- _Instruction_: Return the lines below exactly, from the first line to the line that contains "0.0173, 0.0137, 0.0098]". Leave out pictures.

## START Information shown

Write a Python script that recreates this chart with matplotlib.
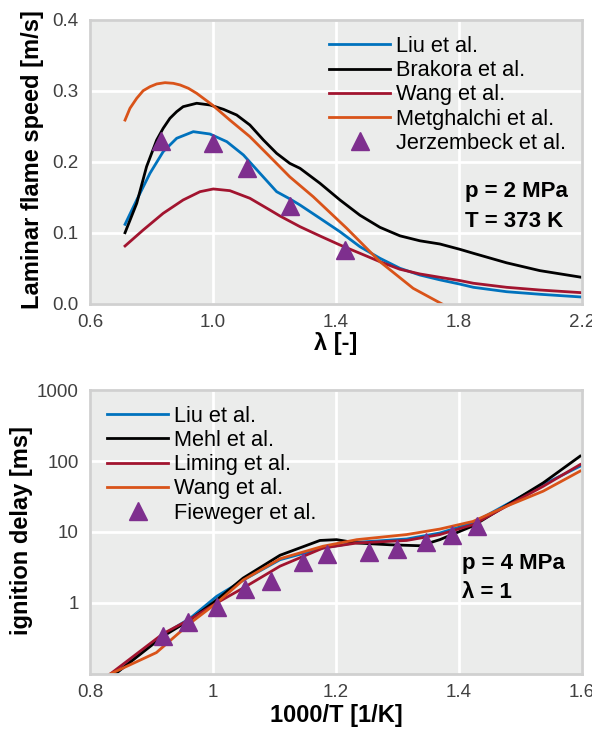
import matplotlib
matplotlib.use("Agg")
from matplotlib import pyplot as plt
from matplotlib.ticker import FixedLocator, NullLocator

plt.rcParams["font.family"] = ["Liberation Sans", "DejaVu Sans"]

# MATLAB-like colours
BLUE = "#0072BD"
BLACK = "#000000"
DRED = "#A2142F"
ORANGE = "#D95319"
PURPLE = "#7E2F8E"

# ---- top: laminar flame speed vs lambda ----
liu_lam = [0.714, 0.752, 0.795, 0.838, 0.882, 0.936, 0.99, 1.045, 1.099, 1.153, 1.207, 1.25, 1.283,
           1.348, 1.413, 1.478, 1.543, 1.608, 1.673, 1.738, 1.803, 1.847, 1.955, 2.063, 2.2]
liu_sl = [0.1122, 0.1465, 0.184, 0.2145, 0.2334, 0.2427, 0.2394, 0.2286, 0.2099, 0.184, 0.1582, 0.148, 0.1394,
          0.1207, 0.1018, 0.0807, 0.0644, 0.0503, 0.0408, 0.034, 0.028, 0.0235, 0.0173, 0.0137, 0.0098]

brak_lam = [0.714, 0.752, 0.768, 0.784, 0.817, 0.838, 0.86, 0.882, 0.903, 0.947, 0.99, 1.034, 1.077, 1.12, 1.164,
            1.207, 1.25, 1.283, 1.348, 1.413, 1.478, 1.543, 1.608, 1.673, 1.738, 1.803, 1.847, 1.955, 2.063, 2.2]
brak_sl = [0.1004, 0.1418, 0.1676, 0.1934, 0.231, 0.2474, 0.2615, 0.2709, 0.2779, 0.2827, 0.2803, 0.2742, 0.2662, 0.2521, 0.231,
           0.2122, 0.198, 0.1911, 0.17, 0.1465, 0.125, 0.108, 0.096, 0.089, 0.0845, 0.077, 0.0714, 0.058, 0.047, 0.0375]

wang_lam = [0.714, 0.773, 0.838, 0.903, 0.958, 1.001, 1.055, 1.12, 1.185, 1.218, 1.283, 1.348, 1.413,
            1.478, 1.543, 1.608, 1.673, 1.738, 1.803, 1.847, 1.955, 2.063, 2.2]
wang_sl = [0.0817, 0.1042, 0.1277, 0.1465, 0.1582, 0.162, 0.1596, 0.1489, 0.1324, 0.1239, 0.1089, 0.0958, 0.0831,
           0.0714, 0.0596, 0.0489, 0.0423, 0.0376, 0.033, 0.0292, 0.0235, 0.0197, 0.0159]

metg_lam = [0.714, 0.73, 0.752, 0.773, 0.795, 0.817, 0.844, 0.871, 0.893, 0.92, 0.947, 0.998, 1.055, 1.12,
            1.185, 1.25, 1.326, 1.435, 1.543, 1.651, 1.745]
metg_sl = [0.259, 0.2756, 0.2897, 0.3004, 0.306, 0.3099, 0.3117, 0.3108, 0.3085, 0.3038, 0.2967, 0.2803, 0.259, 0.2357,
           0.2075, 0.179, 0.1511, 0.1066, 0.0596, 0.0221, 0.0]

jerz_lam = [0.83, 1.0, 1.11, 1.25, 1.43]
jerz_sl = [0.230, 0.227, 0.192, 0.138, 0.076]

# ---- bottom: ignition delay vs 1000/T ----
liu_x = [0.841, 0.919, 0.963, 1.006, 1.055, 1.109, 1.179, 1.234, 1.315, 1.369, 1.423, 1.477, 1.537, 1.597]
liu_tau = [0.1, 0.356, 0.61, 1.24, 2.24, 4.07, 5.94, 7.15, 7.96, 9.68, 13.4, 24.3, 46.6, 84.5]

mehl_x = [0.841, 0.919, 0.963, 1.006, 1.049, 1.109, 1.174, 1.201, 1.234, 1.288, 1.337, 1.369, 1.423, 1.477, 1.537, 1.597]
mehl_tau = [0.1, 0.34, 0.58, 1.1, 2.24, 4.7, 7.6, 7.8, 7.0, 6.6, 6.4, 7.8, 12.2, 23.6, 49.2, 117]

liming_x = [0.833, 0.919, 0.963, 1.006, 1.049, 1.109, 1.179, 1.234, 1.315, 1.369, 1.423, 1.477, 1.537, 1.597]
liming_tau = [0.1, 0.37, 0.59, 1.0, 1.62, 3.3, 5.94, 7.0, 7.6, 9.2, 12.7, 23.0, 44.0, 89.0]

wang2_x = [0.833, 0.908, 0.963, 1.006, 1.049, 1.109, 1.179, 1.234, 1.315, 1.369, 1.423, 1.477, 1.537, 1.597]
wang2_tau = [0.1, 0.2, 0.52, 1.0, 2.1, 4.2, 6.3, 7.8, 9.2, 11.0, 14.1, 23.0, 37.6, 72.0]

fiew_x = [0.919, 0.960, 1.006, 1.052, 1.095, 1.146, 1.186, 1.253, 1.299, 1.347, 1.388, 1.430]
fiew_tau = [0.348, 0.548, 0.873, 1.57, 2.01, 3.73, 4.89, 5.16, 5.82, 7.15, 9.17, 12.0]


def style_axes(ax):
    ax.set_facecolor("#EBECEB")
    ax.grid(True, color="white", linewidth=2)
    ax.set_axisbelow(True)
    for s in ax.spines.values():
        s.set_color("#D0D0D0")
        s.set_linewidth(2)
    ax.tick_params(length=0, labelsize=13.5, labelcolor="#404040")
    ax.tick_params(axis="x", pad=7)
    ax.tick_params(axis="y", pad=8)


LW = 2
LEG = dict(frameon=False, fontsize=15.7, handlelength=2.8, handletextpad=0.27,
           labelspacing=0.15, borderaxespad=0, borderpad=0, loc="upper left")
fig = plt.figure(figsize=(5.92, 7.29), dpi=100)

ax1 = fig.add_axes([0.152, 0.583, 0.831, 0.3896])
style_axes(ax1)
ax1.plot(liu_lam, liu_sl, color=BLUE, lw=LW, label="Liu et al.")
ax1.plot(brak_lam, brak_sl, color=BLACK, lw=LW, label="Brakora et al.")
ax1.plot(wang_lam, wang_sl, color=DRED, lw=LW, label="Wang et al.")
ax1.plot(metg_lam, metg_sl, color=ORANGE, lw=LW, label="Metghalchi et al.")
ax1.plot(jerz_lam, jerz_sl, ls="none", marker="^", ms=12.5, color=PURPLE, label="Jerzembeck et al.")
ax1.set_xlim(0.6, 2.2)
ax1.set_ylim(0, 0.4)
ax1.set_xticks([0.6, 1.0, 1.4, 1.8, 2.2])
ax1.set_xticklabels(["0.6", "1.0", "1.4", "1.8", "2.2"])
ax1.set_yticks([0.0, 0.1, 0.2, 0.3, 0.4])
ax1.set_yticklabels(["0.0", "0.1", "0.2", "0.3", "0.4"])
ax1.set_xlabel("λ [-]", fontsize=17, fontweight="bold")
ax1.set_ylabel("Laminar flame speed [m/s]", fontsize=17, fontweight="bold")
ax1.xaxis.set_label_coords(0.5, -0.1)
ax1.yaxis.set_label_coords(-0.0935, 0.508)
ax1.legend(bbox_to_anchor=(0.486, 0.944), **LEG)
ax1.text(0.762, 0.378, "p = 2 MPa", transform=ax1.transAxes, ha="left", va="baseline",
         fontsize=16, fontweight="bold")
ax1.text(0.762, 0.272, "T = 373 K", transform=ax1.transAxes, ha="left", va="baseline",
         fontsize=16, fontweight="bold")

ax2 = fig.add_axes([0.152, 0.0755, 0.831, 0.3895])
style_axes(ax2)
ax2.plot(liu_x, liu_tau, color=BLUE, lw=LW, label="Liu et al.")
ax2.plot(mehl_x, mehl_tau, color=BLACK, lw=LW, label="Mehl et al.")
ax2.plot(liming_x, liming_tau, color=DRED, lw=LW, label="Liming et al.")
ax2.plot(wang2_x, wang2_tau, color=ORANGE, lw=LW, label="Wang et al.")
ax2.plot(fiew_x, fiew_tau, ls="none", marker="^", ms=12.5, color=PURPLE, label="Fieweger et al.")
ax2.set_yscale("log")
ax2.set_xlim(0.8, 1.6)
ax2.set_ylim(0.1, 1000)
ax2.set_xticks([0.8, 1.0, 1.2, 1.4, 1.6])
ax2.set_xticklabels(["0.8", "1", "1.2", "1.4", "1.6"])
ax2.yaxis.set_major_locator(FixedLocator([1, 10, 100, 1000]))
ax2.yaxis.set_minor_locator(NullLocator())
ax2.set_yticklabels(["1", "10", "100", "1000"])
ax2.set_xlabel("1000/T [1/K]", fontsize=17, fontweight="bold")
ax2.set_ylabel("ignition delay [ms]", fontsize=17, fontweight="bold")
ax2.xaxis.set_label_coords(0.5, -0.105)
ax2.yaxis.set_label_coords(-0.1159, 0.505)
ax2.legend(bbox_to_anchor=(0.0346, 0.945), **LEG)
ax2.text(0.756, 0.3696, "p = 4 MPa", transform=ax2.transAxes, ha="left", va="baseline",
         fontsize=16, fontweight="bold")
ax2.text(0.756, 0.267, "λ = 1", transform=ax2.transAxes, ha="left", va="baseline",
         fontsize=16, fontweight="bold")

fig.savefig("out.png", dpi=100)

## END Information shown

- _Solution below_:
Write a Python script that recreates this chart with matplotlib.
import matplotlib
matplotlib.use("Agg")
from matplotlib import pyplot as plt
from matplotlib.ticker import FixedLocator, NullLocator

plt.rcParams["font.family"] = ["Liberation Sans", "DejaVu Sans"]

# MATLAB-like colours
BLUE = "#0072BD"
BLACK = "#000000"
DRED = "#A2142F"
ORANGE = "#D95319"
PURPLE = "#7E2F8E"

# ---- top: laminar flame speed vs lambda ----
liu_lam = [0.714, 0.752, 0.795, 0.838, 0.882, 0.936, 0.99, 1.045, 1.099, 1.153, 1.207, 1.25, 1.283,
           1.348, 1.413, 1.478, 1.543, 1.608, 1.673, 1.738, 1.803, 1.847, 1.955, 2.063, 2.2]
liu_sl = [0.1122, 0.1465, 0.184, 0.2145, 0.2334, 0.2427, 0.2394, 0.2286, 0.2099, 0.184, 0.1582, 0.148, 0.1394,
          0.1207, 0.1018, 0.0807, 0.0644, 0.0503, 0.0408, 0.034, 0.028, 0.0235, 0.0173, 0.0137, 0.0098]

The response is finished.